# WHAT TO PRODUCE:
Reproduce all the lines exactly as they stand, apart from the pictures.

_ _ _ _ _

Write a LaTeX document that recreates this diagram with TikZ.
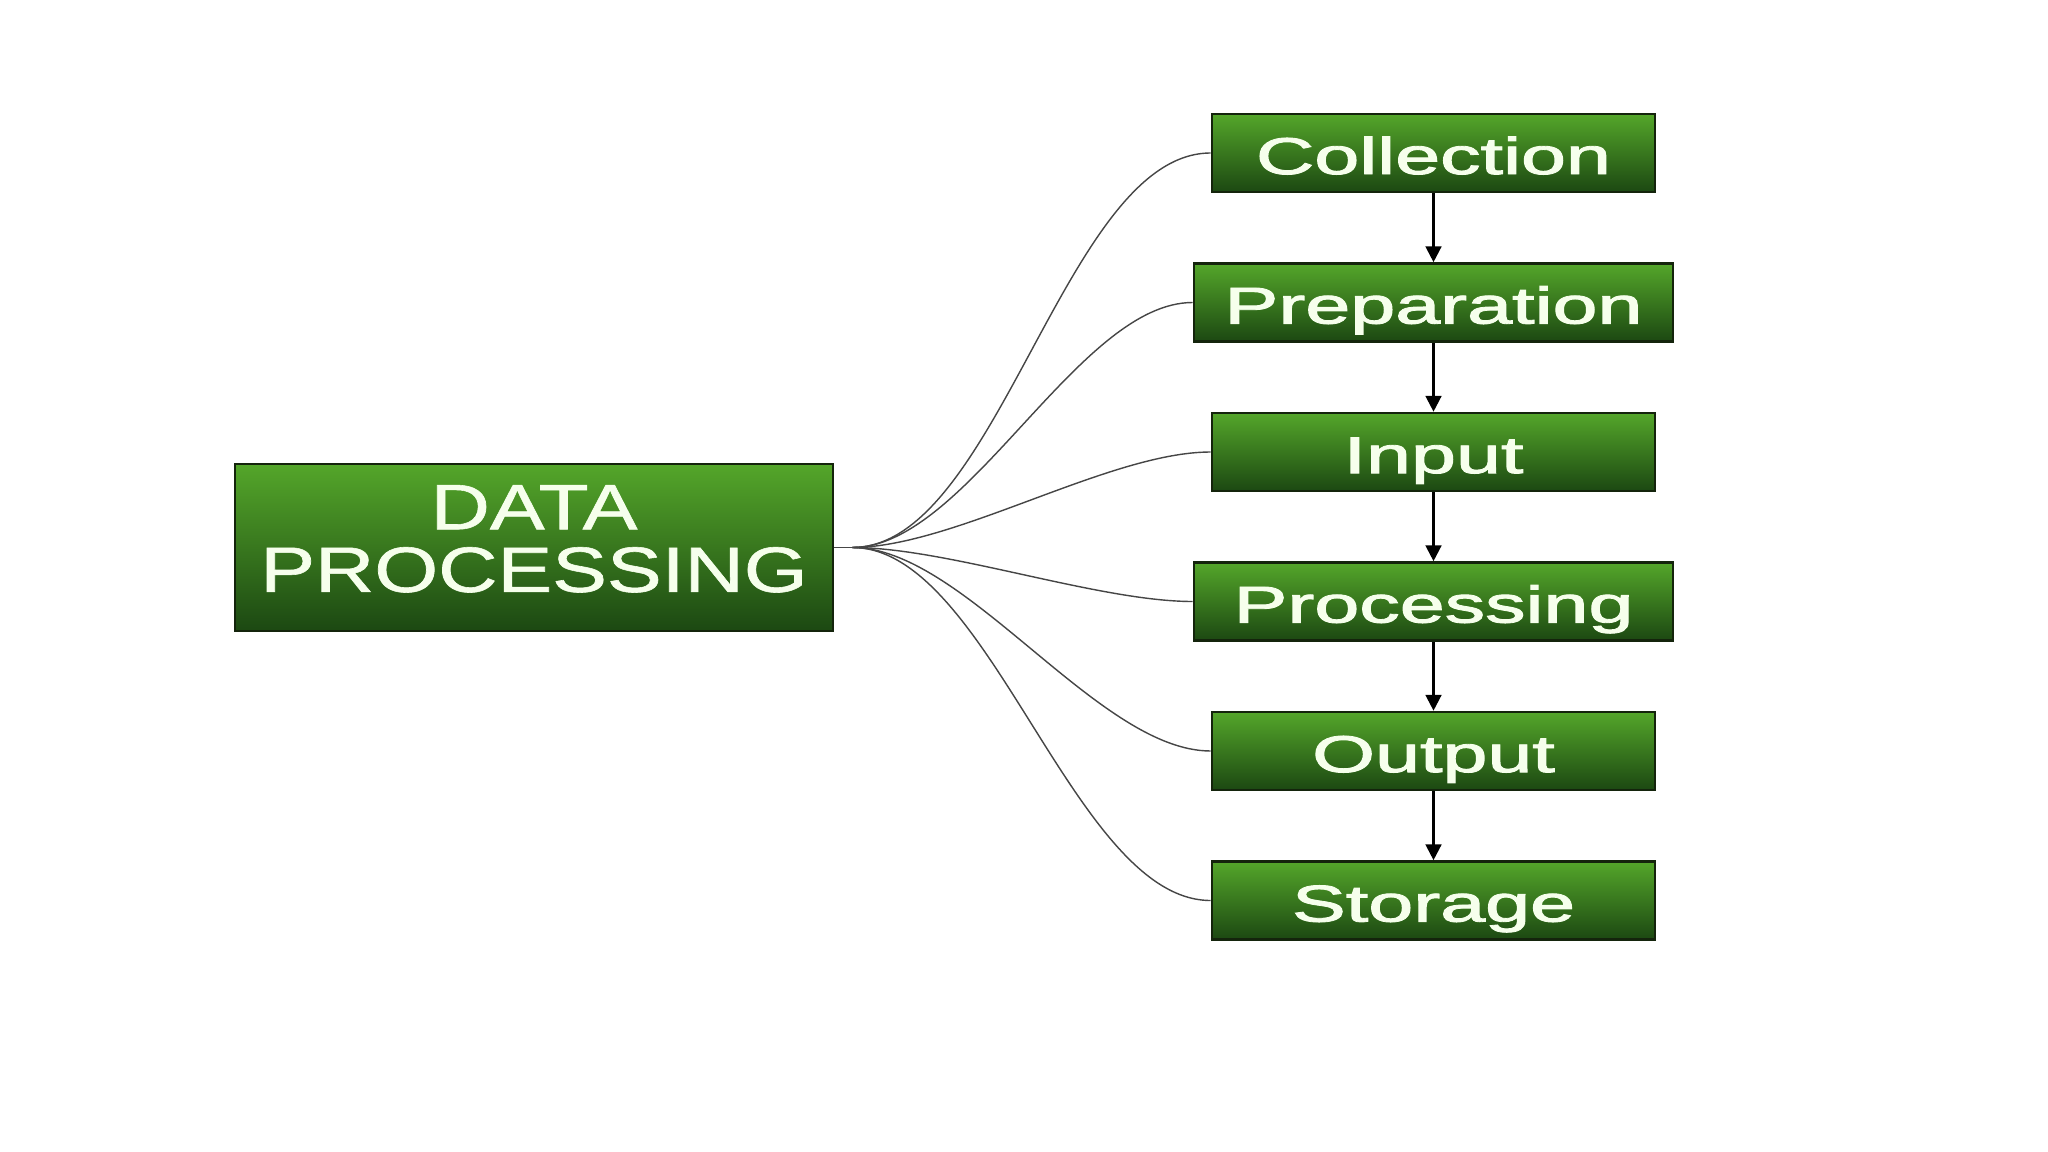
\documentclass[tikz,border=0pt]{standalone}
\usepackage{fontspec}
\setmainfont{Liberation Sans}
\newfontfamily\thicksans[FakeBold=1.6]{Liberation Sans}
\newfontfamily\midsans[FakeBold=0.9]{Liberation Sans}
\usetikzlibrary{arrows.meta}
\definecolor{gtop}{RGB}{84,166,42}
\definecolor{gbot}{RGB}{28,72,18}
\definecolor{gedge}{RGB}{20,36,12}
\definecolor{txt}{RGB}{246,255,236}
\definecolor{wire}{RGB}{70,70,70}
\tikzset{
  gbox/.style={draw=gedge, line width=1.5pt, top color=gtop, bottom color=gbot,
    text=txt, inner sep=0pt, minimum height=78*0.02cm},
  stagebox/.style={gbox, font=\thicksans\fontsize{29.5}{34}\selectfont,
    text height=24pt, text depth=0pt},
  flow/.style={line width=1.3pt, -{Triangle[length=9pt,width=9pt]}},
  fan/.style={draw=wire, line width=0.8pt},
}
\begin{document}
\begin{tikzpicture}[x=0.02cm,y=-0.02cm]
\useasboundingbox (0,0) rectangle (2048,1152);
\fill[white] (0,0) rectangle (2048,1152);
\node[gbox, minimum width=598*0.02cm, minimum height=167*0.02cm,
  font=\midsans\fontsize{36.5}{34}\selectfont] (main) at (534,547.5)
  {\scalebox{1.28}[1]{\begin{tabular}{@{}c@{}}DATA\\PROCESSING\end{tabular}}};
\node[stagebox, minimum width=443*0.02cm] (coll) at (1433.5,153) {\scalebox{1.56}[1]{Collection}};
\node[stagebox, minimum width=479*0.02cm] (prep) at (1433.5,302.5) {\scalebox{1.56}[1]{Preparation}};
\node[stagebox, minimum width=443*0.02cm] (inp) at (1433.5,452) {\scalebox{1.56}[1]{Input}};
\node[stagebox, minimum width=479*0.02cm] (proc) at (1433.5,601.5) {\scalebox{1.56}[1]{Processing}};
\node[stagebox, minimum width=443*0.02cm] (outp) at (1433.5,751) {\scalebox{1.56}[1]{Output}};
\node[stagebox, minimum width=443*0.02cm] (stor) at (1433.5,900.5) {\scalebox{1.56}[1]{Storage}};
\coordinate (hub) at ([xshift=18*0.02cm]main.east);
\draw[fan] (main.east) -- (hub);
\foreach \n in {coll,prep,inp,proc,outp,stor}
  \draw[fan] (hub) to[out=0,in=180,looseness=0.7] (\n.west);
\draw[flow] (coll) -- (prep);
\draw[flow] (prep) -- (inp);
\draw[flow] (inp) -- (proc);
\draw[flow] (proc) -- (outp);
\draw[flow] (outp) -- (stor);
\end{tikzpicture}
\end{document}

_ _ _ _ _

# WRITTEN SOLUTION:
Write a LaTeX document that recreates this diagram with TikZ.
\documentclass[tikz,border=0pt]{standalone}
\usepackage{fontspec}
\setmainfont{Liberation Sans}
\newfontfamily\thicksans[FakeBold=1.6]{Liberation Sans}
\newfontfamily\midsans[FakeBold=0.9]{Liberation Sans}
\usetikzlibrary{arrows.meta}
\definecolor{gtop}{RGB}{84,166,42}
\definecolor{gbot}{RGB}{28,72,18}
\definecolor{gedge}{RGB}{20,36,12}
\definecolor{txt}{RGB}{246,255,236}
\definecolor{wire}{RGB}{70,70,70}
\tikzset{
  gbox/.style={draw=gedge, line width=1.5pt, top color=gtop, bottom color=gbot,
    text=txt, inner sep=0pt, minimum height=78*0.02cm},
  stagebox/.style={gbox, font=\thicksans\fontsize{29.5}{34}\selectfont,
    text height=24pt, text depth=0pt},
  flow/.style={line width=1.3pt, -{Triangle[length=9pt,width=9pt]}},
  fan/.style={draw=wire, line width=0.8pt},
}
\begin{document}
\begin{tikzpicture}[x=0.02cm,y=-0.02cm]
\useasboundingbox (0,0) rectangle (2048,1152);
\fill[white] (0,0) rectangle (2048,1152);
\node[gbox, minimum width=598*0.02cm, minimum height=167*0.02cm,
  font=\midsans\fontsize{36.5}{34}\selectfont] (main) at (534,547.5)
  {\scalebox{1.28}[1]{\begin{tabular}{@{}c@{}}DATA\\PROCESSING\end{tabular}}};
\node[stagebox, minimum width=443*0.02cm] (coll) at (1433.5,153) {\scalebox{1.56}[1]{Collection}};
\node[stagebox, minimum width=479*0.02cm] (prep) at (1433.5,302.5) {\scalebox{1.56}[1]{Preparation}};
\node[stagebox, minimum width=443*0.02cm] (inp) at (1433.5,452) {\scalebox{1.56}[1]{Input}};
\node[stagebox, minimum width=479*0.02cm] (proc) at (1433.5,601.5) {\scalebox{1.56}[1]{Processing}};
\node[stagebox, minimum width=443*0.02cm] (outp) at (1433.5,751) {\scalebox{1.56}[1]{Output}};
\node[stagebox, minimum width=443*0.02cm] (stor) at (1433.5,900.5) {\scalebox{1.56}[1]{Storage}};
\coordinate (hub) at ([xshift=18*0.02cm]main.east);
\draw[fan] (main.east) -- (hub);
\foreach \n in {coll,prep,inp,proc,outp,stor}
  \draw[fan] (hub) to[out=0,in=180,looseness=0.7] (\n.west);
\draw[flow] (coll) -- (prep);
\draw[flow] (prep) -- (inp);
\draw[flow] (inp) -- (proc);
\draw[flow] (proc) -- (outp);
\draw[flow] (outp) -- (stor);
\end{tikzpicture}
\end{document}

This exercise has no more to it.